Unitarians have their own way of understanding Christianity.  They stress the humanity of Jesus and the challenge of his teaching.  To follow him means to serve the causes that he served.  Being Christian means trying to share the generous and loving spirit of Jesus, and spreading that spirit abroad in the world.  Unitarians set small store by labels, even by the label "Christian"; it is the spirit that matters.

God
We are not in a position to give a precise definition of God.  Nobody is.  What we can do is to turn ourselves to the source of our being - to creativeness, to the power and the glory, to the force that draws us on to create goodness and loving - kindness - and to this we say "God". 
Experience of God is what matters, rater than words about God.  Words are only pointers to the experience.  We can understand that for some people even the word "God" itself may be unhelpful.  Theat does not mean, however, that they are cut off from the reality the word points to.
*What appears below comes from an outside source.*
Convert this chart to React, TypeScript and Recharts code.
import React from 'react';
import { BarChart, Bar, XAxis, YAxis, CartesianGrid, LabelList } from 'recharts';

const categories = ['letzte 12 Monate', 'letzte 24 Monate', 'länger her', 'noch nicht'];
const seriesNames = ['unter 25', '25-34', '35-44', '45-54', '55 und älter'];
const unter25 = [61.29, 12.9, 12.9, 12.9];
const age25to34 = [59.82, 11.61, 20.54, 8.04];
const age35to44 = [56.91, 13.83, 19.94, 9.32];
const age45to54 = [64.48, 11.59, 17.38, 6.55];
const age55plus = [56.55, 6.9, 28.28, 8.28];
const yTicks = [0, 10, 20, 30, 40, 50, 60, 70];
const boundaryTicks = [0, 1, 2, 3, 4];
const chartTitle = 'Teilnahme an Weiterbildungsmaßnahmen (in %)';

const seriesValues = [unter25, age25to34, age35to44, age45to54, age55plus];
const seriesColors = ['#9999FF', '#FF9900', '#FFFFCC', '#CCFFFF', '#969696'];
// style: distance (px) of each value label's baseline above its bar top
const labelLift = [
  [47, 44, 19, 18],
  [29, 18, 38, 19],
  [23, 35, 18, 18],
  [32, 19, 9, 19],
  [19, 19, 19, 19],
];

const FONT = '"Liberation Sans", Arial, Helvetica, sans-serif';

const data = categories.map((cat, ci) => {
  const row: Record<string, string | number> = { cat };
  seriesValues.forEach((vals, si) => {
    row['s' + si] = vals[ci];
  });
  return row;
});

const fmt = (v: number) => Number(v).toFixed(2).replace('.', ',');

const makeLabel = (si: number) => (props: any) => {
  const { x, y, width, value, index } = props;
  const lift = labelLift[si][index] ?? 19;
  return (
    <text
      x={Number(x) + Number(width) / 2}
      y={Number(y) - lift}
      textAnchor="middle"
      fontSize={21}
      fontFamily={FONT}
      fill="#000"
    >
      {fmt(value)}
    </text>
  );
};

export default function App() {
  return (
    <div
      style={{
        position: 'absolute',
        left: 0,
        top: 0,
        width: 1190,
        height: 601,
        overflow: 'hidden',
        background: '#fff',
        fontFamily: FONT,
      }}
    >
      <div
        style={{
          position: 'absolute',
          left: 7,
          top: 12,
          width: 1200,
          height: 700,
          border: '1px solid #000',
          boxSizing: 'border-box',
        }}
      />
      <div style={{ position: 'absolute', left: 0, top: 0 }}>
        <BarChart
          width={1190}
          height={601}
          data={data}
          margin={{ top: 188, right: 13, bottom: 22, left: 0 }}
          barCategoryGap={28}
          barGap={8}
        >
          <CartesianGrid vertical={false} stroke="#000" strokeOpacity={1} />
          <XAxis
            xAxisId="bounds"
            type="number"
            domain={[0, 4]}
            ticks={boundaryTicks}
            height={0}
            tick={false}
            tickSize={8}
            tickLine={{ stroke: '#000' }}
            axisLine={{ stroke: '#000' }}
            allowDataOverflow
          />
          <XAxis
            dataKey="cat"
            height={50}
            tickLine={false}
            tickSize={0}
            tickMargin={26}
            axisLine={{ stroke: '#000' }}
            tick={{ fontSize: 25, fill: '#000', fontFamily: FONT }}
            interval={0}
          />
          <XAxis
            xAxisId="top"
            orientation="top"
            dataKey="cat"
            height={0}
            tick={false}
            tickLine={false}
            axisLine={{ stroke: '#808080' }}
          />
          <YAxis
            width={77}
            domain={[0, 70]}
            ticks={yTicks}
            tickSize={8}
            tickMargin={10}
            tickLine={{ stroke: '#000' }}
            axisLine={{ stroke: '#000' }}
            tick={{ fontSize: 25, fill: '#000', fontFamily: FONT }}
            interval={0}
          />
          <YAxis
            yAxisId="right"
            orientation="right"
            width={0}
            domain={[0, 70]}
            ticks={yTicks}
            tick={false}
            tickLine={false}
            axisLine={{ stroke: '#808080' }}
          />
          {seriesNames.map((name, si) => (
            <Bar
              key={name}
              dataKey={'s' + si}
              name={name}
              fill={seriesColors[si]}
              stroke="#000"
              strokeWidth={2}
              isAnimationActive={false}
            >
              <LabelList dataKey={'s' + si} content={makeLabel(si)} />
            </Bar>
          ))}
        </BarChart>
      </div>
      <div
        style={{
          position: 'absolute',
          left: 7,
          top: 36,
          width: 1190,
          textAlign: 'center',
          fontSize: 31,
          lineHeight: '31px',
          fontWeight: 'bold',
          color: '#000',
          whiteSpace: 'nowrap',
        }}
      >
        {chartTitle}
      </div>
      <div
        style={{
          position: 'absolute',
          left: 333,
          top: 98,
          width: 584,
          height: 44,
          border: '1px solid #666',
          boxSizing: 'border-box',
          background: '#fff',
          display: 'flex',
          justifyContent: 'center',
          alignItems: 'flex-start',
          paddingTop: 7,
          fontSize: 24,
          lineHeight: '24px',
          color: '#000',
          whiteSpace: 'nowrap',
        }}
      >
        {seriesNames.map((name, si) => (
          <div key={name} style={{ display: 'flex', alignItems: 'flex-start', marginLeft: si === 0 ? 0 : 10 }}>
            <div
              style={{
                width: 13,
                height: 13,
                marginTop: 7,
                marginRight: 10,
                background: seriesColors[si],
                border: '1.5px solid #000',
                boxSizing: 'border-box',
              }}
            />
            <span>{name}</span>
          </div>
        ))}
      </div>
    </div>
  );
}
Wherever people have sought thruth, loved beauty, worked for justice and known goodness, not in religion only but in the many non-religious channels present in the world, the love of God is active; it is "broader then the measures of man's mind".

Worship

Unitarians do not think of worship ad a ritual bowing down before some almightly potentate.  For us it is an expression of our sense of wonder.  It is a celebration of those things that are of supreme worth.  "Whatsoever things are true, honest, just, lovely, whatsoever things are of good report; if there be any virtue and if there be any praise, think on these things." St. Paul's words still give us the best definition of worship.
Prayer and meditation are ways of focusing attention on what is most valuable; they are not magic.

Services
Our services are simple in form.  They usually consist of hymns, prayers, meditations, readings, music and an address.  We read from the Bible, that storehouse of spiritual experience and wisdom.  We recognise that not everything in it is of equal value.  It sis a thoroughly human book.  We reverence the wisfom it contains, but we do not look upon it as infallible.
We also read from many other writings, past and present, both Christian and non-Christian.
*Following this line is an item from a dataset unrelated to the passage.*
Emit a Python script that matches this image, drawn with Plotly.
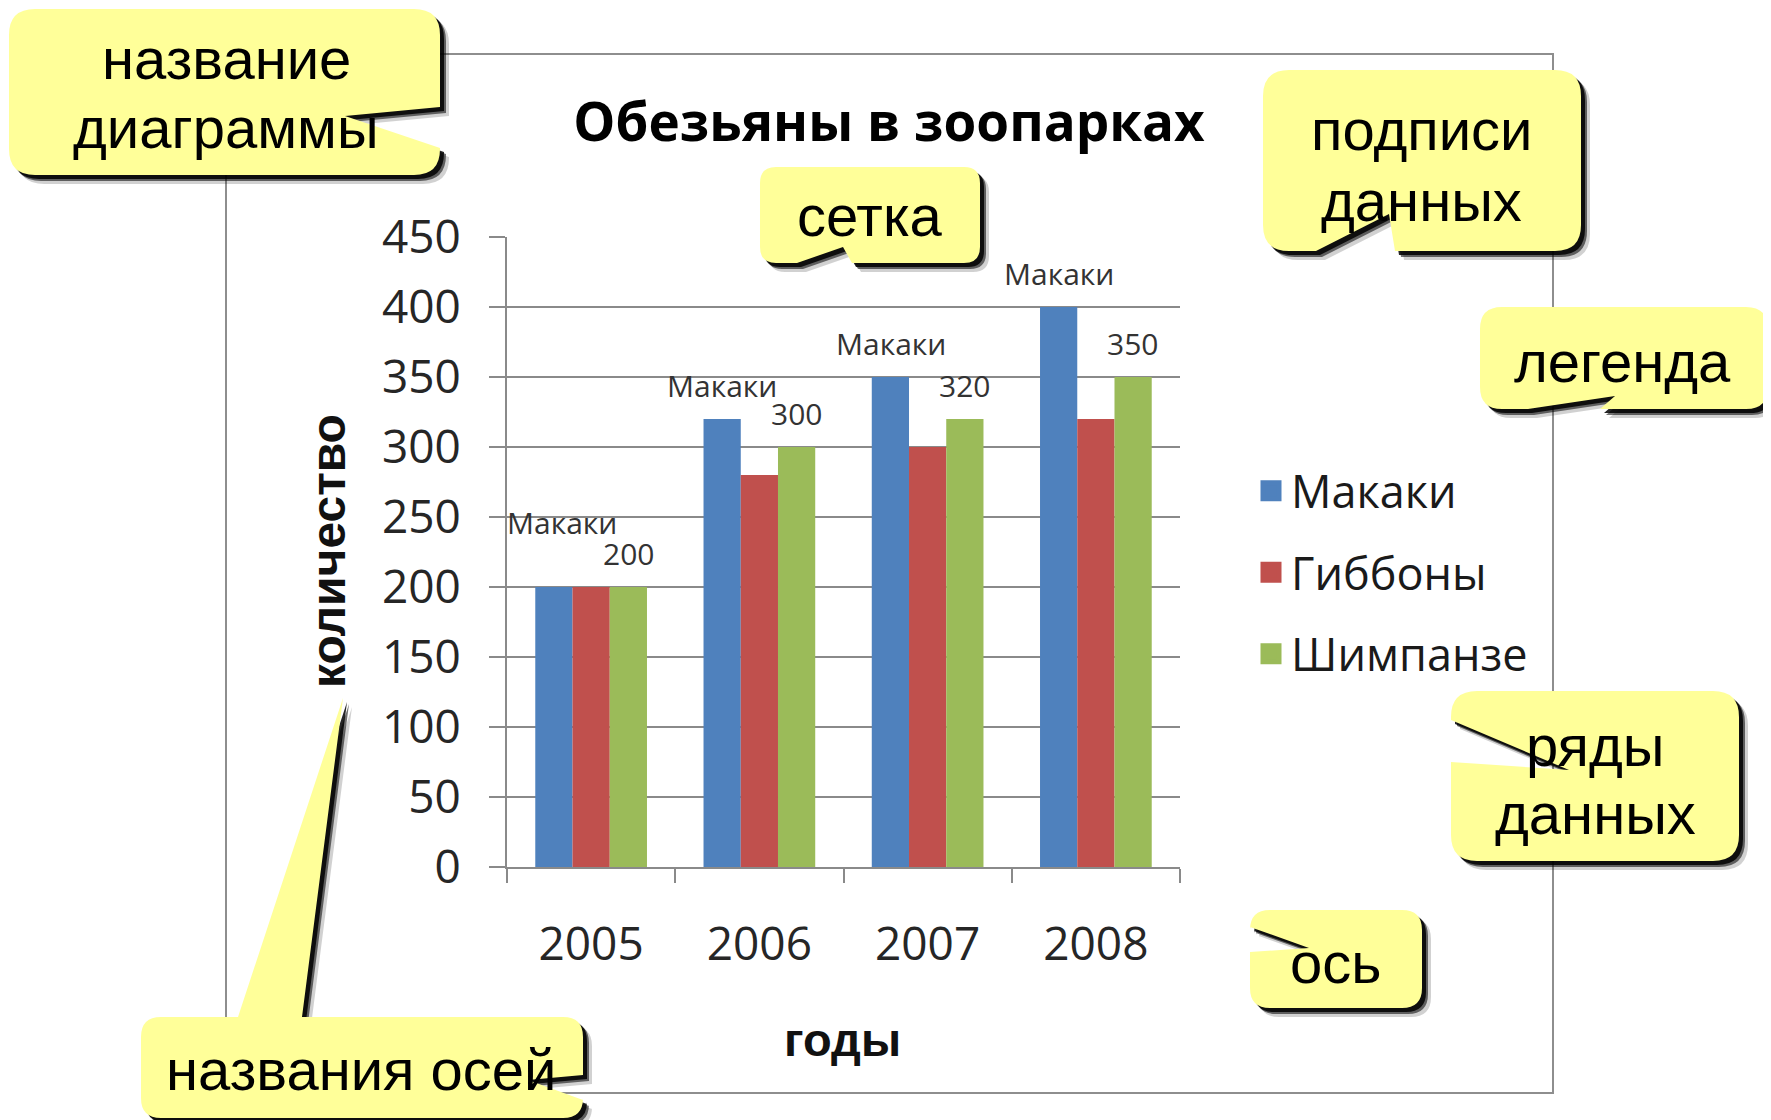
import plotly.graph_objects as go

# ---------------- data ----------------
years = ["2005", "2006", "2007", "2008"]
series_names = ["Макаки", "Гиббоны", "Шимпанзе"]
makaki = [200, 320, 350, 400]
gibbony = [200, 280, 300, 320]
shimpanze = [200, 300, 320, 350]
y_tick_values = [0, 50, 100, 150, 200, 250, 300, 350, 400, 450]

chart_title = "Обезьяны в зоопарках"
x_title = "годы"
y_title = "количество"

callout_texts = [
    ["название", "диаграммы"],
    ["сетка"],
    ["подписи", "данных"],
    ["легенда"],
    ["ряды", "данных"],
    ["ось"],
    ["названия осей"],
]

# ---------------- styling / geometry ----------------
colors = ["#4F81BD", "#C0504D", "#9BBB59"]
AX = "#8a8a8a"
OFF = 8  # page body margin
W, H = 1771 - OFF, 1120 - OFF
# plot area in page pixels
PL, PR, PT, PB = 507, 1180, 237, 867


def px(x):
    return (x - PL) / (PR - PL)


def py(y):
    return (PB - y) / (PB - PT)


fig = go.Figure()
for name, vals, c in zip(series_names, [makaki, gibbony, shimpanze], colors):
    fig.add_bar(x=years, y=vals, name=name, marker=dict(color=c, line=dict(width=0)),
                showlegend=False)
# legend entries (bigger squares than bar legend symbols)
for name, c in zip(series_names, colors):
    fig.add_scatter(x=[None], y=[None], mode="markers", name=name, legendgroup=name,
                    marker=dict(symbol="square", size=16, color=c, line=dict(width=5, color=c)))

fig.update_layout(
    width=W, height=H,
    margin=dict(l=PL - OFF, r=W - (PR - OFF), t=PT - OFF, b=H - (PB - OFF), autoexpand=False),
    paper_bgcolor="white", plot_bgcolor="white",
    barmode="group", bargap=0.336, bargroupgap=0,
    font=dict(family="Open Sans", color="#262626"),
    title=dict(text="<b>" + chart_title + "</b>", x=(889 - OFF) / W, xref="container", xanchor="center",
               y=1 - (122 - OFF) / H, yref="container", yanchor="middle",
               font=dict(family="Open Sans", size=53, color="#000000")),
    legend=dict(x=px(1251), xanchor="left", y=py(455), yanchor="top",
                font=dict(size=45, color="#1a1a1a"), traceorder="grouped",
                tracegroupgap=20, bgcolor="rgba(0,0,0,0)", itemsizing="trace"),
)
fig.update_xaxes(type="category", range=[-0.5, 3.5], showline=True, linecolor=AX, linewidth=2,
                 ticks="outside", tickson="boundaries", ticklen=14, tickcolor=AX, tickwidth=2,
                 tickfont=dict(size=46, color="#262626"), ticklabelstandoff=36, showgrid=False)
fig.update_yaxes(range=[0, 450], tickvals=y_tick_values, showgrid=True, gridcolor=AX, gridwidth=2,
                 showline=True, linecolor=AX, linewidth=2, ticks="outside", ticklen=16,
                 tickcolor=AX, tickwidth=2, tickfont=dict(size=46, color="#262626"),
                 ticklabelstandoff=19, zeroline=False)

# chart frame
fig.add_shape(type="rect", xref="paper", yref="paper", x0=px(226), x1=px(1553), y0=py(54), y1=py(1093),
              line=dict(color="#8e8e8e", width=2), fillcolor="white", layer="below")

# data labels
label_lift = [65, 34, 34, 34]
label_xshift = [8, 0, 0, 0]
value_lift = [34, 34, 34, 34]
for i, v in enumerate(makaki):
    fig.add_annotation(x=i - 0.22, y=v, xref="x", yref="y", text=series_names[0], showarrow=False,
                       xanchor="center", yanchor="middle",
                       yshift=label_lift[i], xshift=label_xshift[i],
                       font=dict(size=30, color="#333333"))
for i, v in enumerate(shimpanze):
    fig.add_annotation(x=i + 0.22, y=v, xref="x", yref="y", text=str(v), showarrow=False,
                       xanchor="center", yanchor="middle",
                       yshift=value_lift[i], font=dict(size=30, color="#333333"))

# axis titles
fig.add_annotation(x=px(842), y=py(1039), xref="paper", yref="paper", text="<b>" + x_title + "</b>",
                   showarrow=False, xanchor="center", yanchor="middle",
                   font=dict(family="Liberation Sans", size=47, color="#111111"))
fig.add_annotation(x=px(328), y=py(551), xref="paper", yref="paper", text="<b>" + y_title + "</b>",
                   textangle=-90, showarrow=False, xanchor="center", yanchor="middle",
                   font=dict(family="Liberation Sans", size=48, color="#111111"))


# ---------------- callouts ----------------
def callout_path(box, r, top=(), right=(), bottom=(), left=(), dx=0, dy=0):
    x0, y0, x1, y1 = box

    def P(x, y):
        return f"{px(x + dx):.5f},{py(y + dy):.5f}"

    s = f"M{P(x0 + r, y0)}"
    for (x, y) in top:
        s += f" L{P(x, y)}"
    s += f" L{P(x1 - r, y0)} Q{P(x1, y0)} {P(x1, y0 + r)}"
    for (x, y) in right:
        s += f" L{P(x, y)}"
    s += f" L{P(x1, y1 - r)} Q{P(x1, y1)} {P(x1 - r, y1)}"
    for (x, y) in bottom:
        s += f" L{P(x, y)}"
    s += f" L{P(x0 + r, y1)} Q{P(x0, y1)} {P(x0, y1 - r)}"
    for (x, y) in left:
        s += f" L{P(x, y)}"
    s += f" L{P(x0, y0 + r)} Q{P(x0, y0)} {P(x0 + r, y0)} Z"
    return s


callouts = [
    dict(box=(9, 9, 440, 175), r=26, right=[(440, 107), (345, 116), (440, 148)],
         pos=[(226, 59), (226, 128)]),
    dict(box=(760, 167, 980, 263), r=16, bottom=[(852, 263), (843, 247), (797, 263)],
         pos=[(870, 216)]),
    dict(box=(1263, 70, 1581, 251), r=26, bottom=[(1395, 251), (1389, 214), (1316, 251)],
         pos=[(1421, 130), (1421, 200)]),
    dict(box=(1480, 307, 1768, 409), r=22, bottom=[(1600, 409), (1615, 396), (1528, 409)],
         pos=[(1622, 361)]),
    dict(box=(1451, 691, 1739, 861), r=26, left=[(1451, 762), (1569, 770), (1451, 720)],
         pos=[(1595, 745), (1595, 813)]),
    dict(box=(1250, 910, 1422, 1008), r=20, left=[(1250, 952), (1309, 948), (1250, 927)],
         pos=[(1335, 963)]),
    dict(box=(141, 1017, 583, 1118), r=20, top=[(238, 1017), (343, 698), (302, 1017)],
         right=[(583, 1075), (528, 1080), (583, 1100)], pos=[(361, 1069)]),
]

for co, texts in zip(callouts, callout_texts):
    kw = {k: co.get(k, ()) for k in ("top", "right", "bottom", "left")}
    for (dx, dy, col) in [(9, 9, "rgba(0,0,0,0.18)"), (6, 6, "rgba(0,0,0,0.55)"), (4, 4, "rgba(0,0,0,0.85)")]:
        fig.add_shape(type="path", xref="paper", yref="paper", layer="above",
                      path=callout_path(co["box"], co["r"], dx=dx, dy=dy, **kw),
                      fillcolor=col, line=dict(width=0))
    fig.add_shape(type="path", xref="paper", yref="paper", layer="above",
                  path=callout_path(co["box"], co["r"], **kw),
                  fillcolor="#FFFF99", line=dict(width=0))
    for t, (tx, ty) in zip(texts, co["pos"]):
        fig.add_annotation(x=px(tx), y=py(ty), xref="paper", yref="paper", text=t, showarrow=False,
                           xanchor="center", yanchor="middle",
                           font=dict(family="Liberation Sans", size=58, color="#000000"))

fig.write_html("out.html")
What do Unitarians understand by "Church"?
For Unitarians  a church is a group of people who are all learners in the school of the spirit.  We hope it is a fellowship where the barriers of ordianry life may be broken down.
It aims to be a community where people are accepted as themselves, with their weaknesses as well as their strenghts, and yet challenged to turn themselves toward truth, and try to become more fully human.
Unitarian congregations are essentially demovratic and self-governing groups.  women have equal status with men.
The purpose of our churches is the worship of God, and the service of humanity.
A true church can never be merely inward-looking. It exists not for itself alone.  It is the union of those who love, and for the help of those who suffer.